§ **Task directions**
A line counts if it contains the string "this"; say how many such lines there are, giving only the number.

::::

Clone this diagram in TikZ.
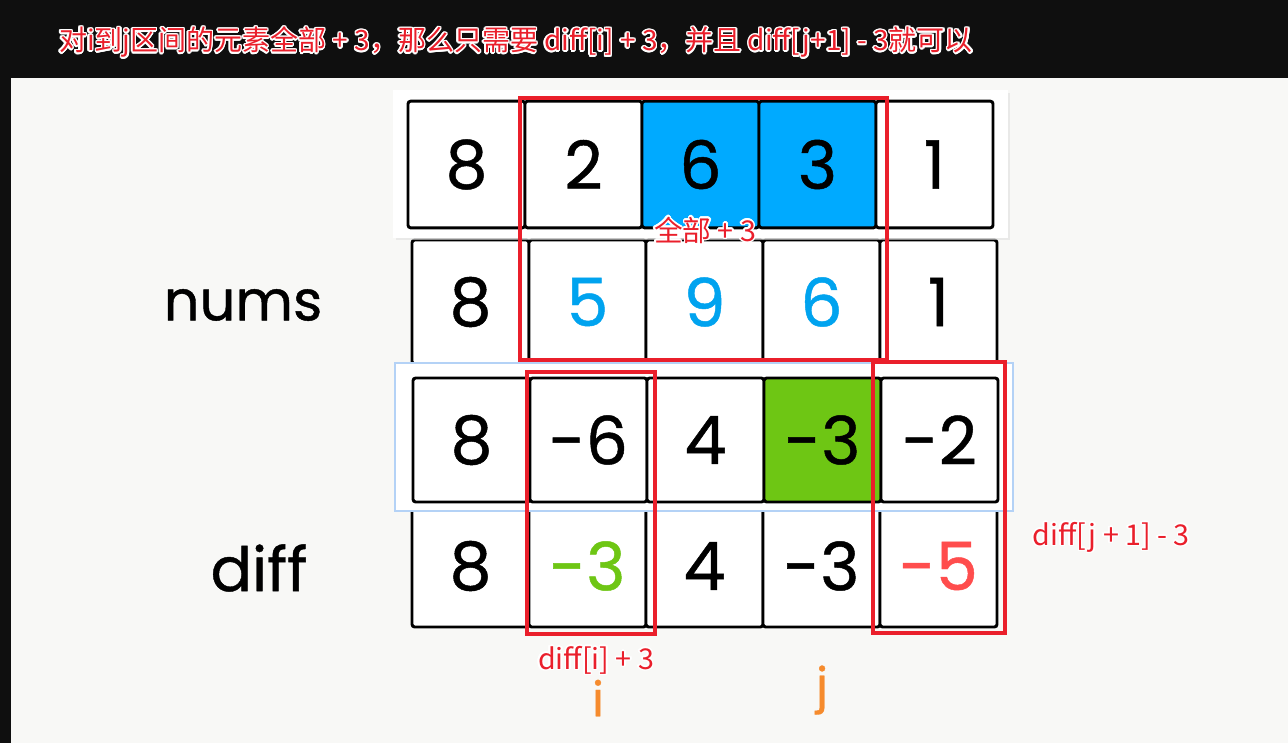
\documentclass[tikz,border=0pt]{standalone}
\usepackage{fontspec}
\usepackage{contour}
\setmainfont{Noto Sans CJK SC}
\newfontfamily\roundfont[FakeBold=0.7]{Poppins}
\definecolor{barblack}{HTML}{0F0F0F}
\definecolor{paper}{HTML}{F8F8F6}
\definecolor{boxred}{HTML}{EA1F2B}
\definecolor{cellblue}{HTML}{00AAFF}
\definecolor{numblue}{HTML}{00A3EF}
\definecolor{cellgreen}{HTML}{6EC614}
\definecolor{minusred}{HTML}{FF4D4D}
\definecolor{idxorange}{HTML}{F68B2D}
\definecolor{panelblue}{HTML}{B4D2F6}
\contourlength{1.1pt}
\begin{document}
\begin{tikzpicture}[x=0.75pt, y=-0.75pt,
    cell/.style={draw, line width=2.2pt, rounded corners=2pt, inner sep=0pt,
      minimum width=87.75pt, font=\roundfont\fontsize{50}{54}\selectfont},
    hilite/.style={draw=boxred, line width=2.3pt},
    note/.style={text=boxred, inner sep=0pt, font=\fontsize{21.5}{24}\selectfont},
    rowname/.style={inner sep=0pt, font=\roundfont\fontsize{42}{46}\selectfont},
    idx/.style={text=idxorange, inner sep=0pt, font=\roundfont\fontsize{36}{40}\selectfont}]
   \useasboundingbox (0,0) rectangle (1288,743);
   \fill[barblack] (0,0) rectangle (1288,743);
   \fill[paper] (11,78) rectangle (1288,743);

   % title bar
   \node[note, font=\fontsize{21}{24}\selectfont] (title) at (516,43)
     {\contour{white}{对i到j区间的元素全部 + 3，那么只需要 diff[i] + 3，并且 diff[j+1] - 3就可以}};

   % nums row and diff row
   \foreach \v/\c [count=\k] in {8/black,5/numblue,9/numblue,6/numblue,1/black}
     \node[cell, fill=white, text=\c, minimum height=93pt] (nums-\k) at ({412+117*(\k-0.5)},302) {\v};
   \foreach \v/\c [count=\k] in {8/black,-3/cellgreen,4/black,-3/black,-5/minusred}
     \node[cell, fill=white, text=\c, minimum height=91.5pt] (diff-\k) at ({412+117*(\k-0.5)},566) {\v};

   % original array
   \fill[black!12, opacity=0.6] (396,93) rectangle (1010,240);
   \fill[white] (393,90) rectangle (1008,238);
   \foreach \v/\f [count=\k] in {8/white,2/white,6/cellblue,3/cellblue,1/white}
     \node[cell, fill=\f, minimum height=95pt] (orig-\k) at ({408+117*(\k-0.5)},164.5) {\v};

   % old diff array
   \draw[panelblue, fill=white, line width=1pt] (395,363) rectangle (1013,511);
   \foreach \v/\f [count=\k] in {8/white,-6/white,4/white,-3/cellgreen,-2/white}
     \node[cell, fill=\f, minimum height=93pt] (dsrc-\k) at ({413+117*(\k-0.5)},440) {\v};

   % red frames
   \draw[hilite] (520,98) rectangle (887,360);
   \draw[hilite] (527,372) rectangle (655,634);
   \draw[hilite] (873,362) rectangle (1005,633);

   \node[rowname] (lbl-nums) at (243,305) {nums};
   \node[rowname, font=\roundfont\fontsize{46}{50}\selectfont] (lbl-diff) at (259,568) {diff};

   \node[note] (note-all) at (705,231) {\contour{white}{全部 + 3}};
   \node[note] (note-i) at (596,661) {\contour{white}{diff[i] + 3}};
   \node[note] (note-j) at (1111,538) {\contour{white}{diff[j + 1] - 3}};

   \node[idx] (idx-i) at (598,698) {i};
   \node[idx] (idx-j) at (822,690) {j};
\end{tikzpicture}
\end{document}
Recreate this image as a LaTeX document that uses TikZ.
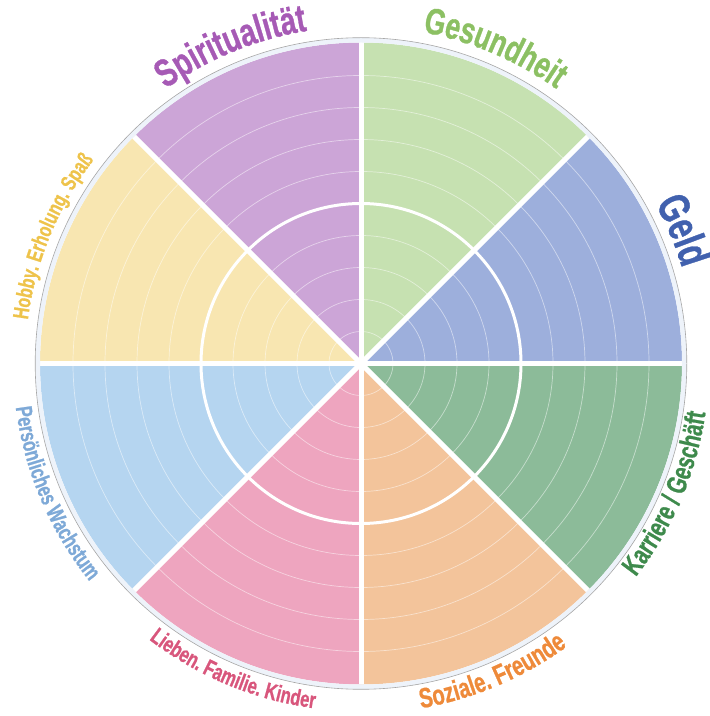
\documentclass[tikz,border=0pt]{standalone}
\usepackage{fontspec}
\usepackage{tikz}
\usetikzlibrary{decorations.text}
\usepackage{xcolor}
\newfontfamily\wheelfont[FakeStretch=0.72,FakeBold=0.8]{Liberation Sans}
\definecolor{gesfill}{HTML}{C6E1B1}\definecolor{gestext}{HTML}{8CC063}
\definecolor{geldfill}{HTML}{9DAFDC}\definecolor{geldtext}{HTML}{4161AE}
\definecolor{karrfill}{HTML}{8CBB99}\definecolor{karrtext}{HTML}{3E8A4C}
\definecolor{sozfill}{HTML}{F3C49B}\definecolor{soztext}{HTML}{EE8A3A}
\definecolor{liebfill}{HTML}{EEA5BF}\definecolor{liebtext}{HTML}{D8567C}
\definecolor{perfill}{HTML}{B5D5F0}\definecolor{pertext}{HTML}{7EA9D7}
\definecolor{hobfill}{HTML}{F8E6B1}\definecolor{hobtext}{HTML}{EEC34B}
\definecolor{spirfill}{HTML}{CCA5D7}\definecolor{spirtext}{HTML}{A65AB5}
\definecolor{rimblue}{HTML}{EEF3FA}
\newcommand{\wheellabel}[6]{%
  \path[decorate,decoration={text along path,text align=center,text color=#5,
    text={|\wheelfont\bfseries\fontsize{#4}{#4}\selectfont|#6}}]
    (c) ++(#1:#3) arc[start angle=#1,end angle=#2,radius=#3];}

\begin{document}
\begin{tikzpicture}[x=1pt,y=1pt,
  ring/.style={white,opacity=0.5,line width=0.7pt},
  spoke/.style={white,line width=5pt}]
	\useasboundingbox (0,0) rectangle (710,716);
	\coordinate (c) at (361,352.5);
	\foreach \a/\col in {90/spirfill,45/gesfill,0/geldfill,-45/karrfill,-90/sozfill,-135/liebfill,180/perfill,135/hobfill}
		\fill[\col] (c) -- ++(\a:321) arc[start angle=\a,end angle=\a+45,radius=321] -- cycle;
	\foreach \r in {32,64,...,288}
		\draw[ring] (c) circle[radius=\r];
	\draw[white,line width=3pt] (c) circle[radius=160];
	\foreach \a in {0,45,...,315}
		\draw[spoke] (c) -- ++(\a:321);
	\fill[white] (c) circle[radius=6];
	\draw[rimblue,line width=4.6pt] (c) circle[radius=323.3];
	\draw[black!35,line width=0.6pt] (c) circle[radius=325.8];
	\wheellabel{142.3}{82.3}{337}{39}{spirtext}{Spiritualität}
	\wheellabel{97}{37}{337}{37}{gestext}{Gesundheit}
	\wheellabel{42.5}{2.5}{335}{44}{geldtext}{Geld}
	\wheellabel{-53}{7}{348}{28}{karrtext}{Karriere / Geschäft}
	\wheellabel{-97}{-37}{350}{28}{soztext}{Soziale. Freunde}
	\wheellabel{-142.6}{-82.6}{348}{23}{liebtext}{Lieben. Familie. Kinder}
	\wheellabel{173}{233}{348}{23}{pertext}{Persönliches Wachstum}
	\wheellabel{187.6}{127.6}{336}{22}{hobtext}{Hobby. Erholung. Spaß}
\end{tikzpicture}
\end{document}
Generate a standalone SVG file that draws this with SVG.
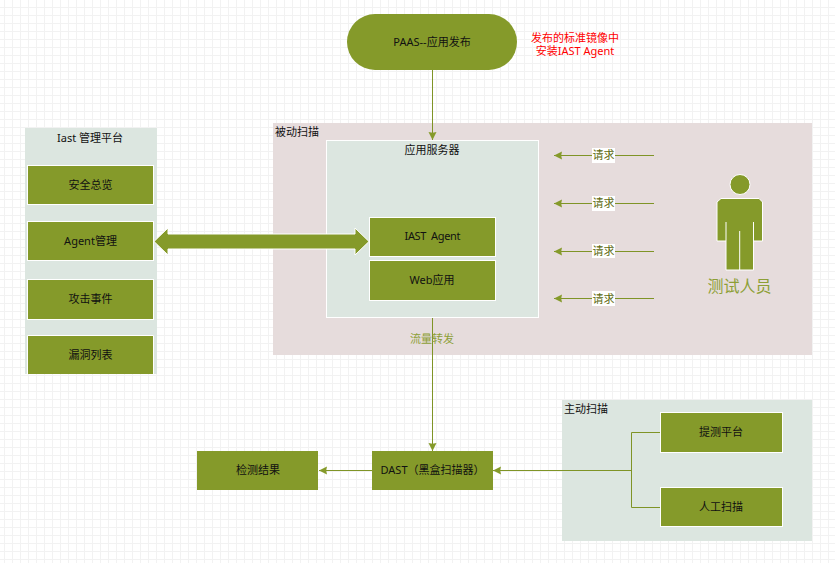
<svg xmlns="http://www.w3.org/2000/svg" width="835" height="563" viewBox="0 0 835 563">
<style>
text{font-family:"Noto Sans","Noto Sans CJK SC",sans-serif;font-size:11px;fill:#111}
.m{text-anchor:middle}
.b{fill:#859a2a;stroke:#fff;stroke-width:1}
.f{fill:#859a2a}
.p{fill:#dce6e0}
.l{fill:none;stroke:#7f9426;stroke-width:1}
.q{fill:#5c6a10}
</style>
<defs>
<pattern id="grid" width="8" height="8" patternUnits="userSpaceOnUse" x="0" y="3">
<path d="M4.500 0V8M0 4.500H8" fill="none" stroke="#f2f2f2" stroke-width="1"/>
</pattern>
<marker id="a" markerUnits="userSpaceOnUse" markerWidth="8" markerHeight="9" refX="8" refY="4.500" orient="auto">
<path d="M0 0.500L8 4.500L0 8.500L0.800 4.500Z" fill="#859a2a"/>
</marker>
</defs>
<rect width="835" height="563" fill="#fff"/>
<rect width="835" height="563" fill="url(#grid)"/>

<g id="passive-zone"><rect x="273" y="123" width="539" height="232" fill="#e6dcdc"/><text x="275" y="136">被动扫描</text></g>
<g id="platform-zone"><rect class="p" x="25" y="128" width="132" height="246"/><text class="m" x="90" y="141.500">Iast 管理平台</text></g>
<g id="active-zone"><rect class="p" x="562" y="400" width="250" height="141"/><text x="564" y="413">主动扫描</text></g>
<g id="app-server"><rect class="p" x="326.500" y="140.500" width="212" height="177" stroke="#fff"/><text class="m" x="432" y="154">应用服务器</text></g>

<g id="connectors">
<path class="l" d="M432.500 70V140" marker-end="url(#a)"/>
<path class="l" d="M432.500 318V451" marker-end="url(#a)"/>
<path class="l" d="M372 470.500H319" marker-end="url(#a)"/>
<path class="l" d="M632 470.500H493" marker-end="url(#a)"/>
<path class="l" d="M660 432.500H631.500V507.500H660"/>
<path class="l" d="M654 155.500H554" marker-end="url(#a)"/>
<path class="l" d="M654 203.500H554" marker-end="url(#a)"/>
<path class="l" d="M654 251.500H554" marker-end="url(#a)"/>
<path class="l" d="M654 298.500H554" marker-end="url(#a)"/>
<path class="f" d="M154 241.500L168 228V234H355V228L369 241.500L355 255V249H168V255Z" stroke="#fff" stroke-width="1"/>
<rect x="592" y="148" width="23" height="15" fill="#fff"/>
<rect x="592" y="196" width="23" height="15" fill="#fff"/>
<rect x="592" y="244" width="23" height="14" fill="#fff"/>
<rect x="592" y="291" width="23" height="15" fill="#fff"/>
<text class="m q" x="603.500" y="159">请求</text>
<text class="m q" x="603.500" y="207">请求</text>
<text class="m q" x="603.500" y="255">请求</text>
<text class="m q" x="603.500" y="303">请求</text>
<text class="m" x="432" y="343" style="fill:#8d9f36">流量转发</text>
</g>

<g id="paas"><rect class="f" x="347" y="14" width="170" height="56" rx="28"/><text class="m" x="432" y="46">PAAS--应用发布</text></g>
<g id="note"><text class="m" x="575" y="41.500" style="fill:#f00">发布的标准镜像中</text><text class="m" x="575" y="55" style="fill:#f00">安装IAST Agent</text></g>
<g id="overview"><rect class="b" x="27.500" y="165.500" width="126" height="39"/><text class="m" x="90.500" y="189">安全总览</text></g>
<g id="agent-mgmt"><rect class="b" x="27.500" y="221.500" width="126" height="39"/><text class="m" x="90.500" y="245">Agent管理</text></g>
<g id="attack"><rect class="b" x="27.500" y="279.500" width="126" height="40"/><text class="m" x="90.500" y="303">攻击事件</text></g>
<g id="vuln"><path class="f" d="M27.500 374V335.500H153.500V374Z"/><path d="M27.500 374V335.500H153.500V374" fill="none" stroke="#fff"/><text class="m" x="90.500" y="359">漏洞列表</text></g>
<g id="iast-agent"><rect class="b" x="369.500" y="217.500" width="126" height="39"/><text class="m" x="432.500" y="240" textLength="56">IAST&#160;&#160;Agent</text></g>
<g id="web-app"><rect class="b" x="369.500" y="260.500" width="126" height="40"/><text class="m" x="432" y="284">Web应用</text></g>
<g id="result"><rect class="f" x="197" y="451" width="121" height="39"/><text class="m" x="258" y="474">检测结果</text></g>
<g id="dast"><rect class="f" x="372" y="451" width="121" height="39"/><text class="m" x="432.500" y="473.500">DAST（黑盒扫描器）</text></g>
<g id="report-platform"><rect class="b" x="660.500" y="412.500" width="122" height="40"/><text class="m" x="721" y="436">提测平台</text></g>
<g id="manual"><rect class="b" x="660.500" y="487.500" width="122" height="39"/><text class="m" x="721" y="511">人工扫描</text></g>
<g id="tester">
<circle class="b" cx="740" cy="184.500" r="10"/>
<path class="b" d="M721 198.500H759L762.500 202V241H753.500V270H726V241H717V202Z"/>
<path d="M726 222V241M753.500 222V241M739.700 231V270" fill="none" stroke="#fff"/>
<text class="m" x="739.500" y="292" style="font-size:16px;fill:#8d9f36">测试人员</text>
</g>
</svg>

::::

§ **Exercise output**
3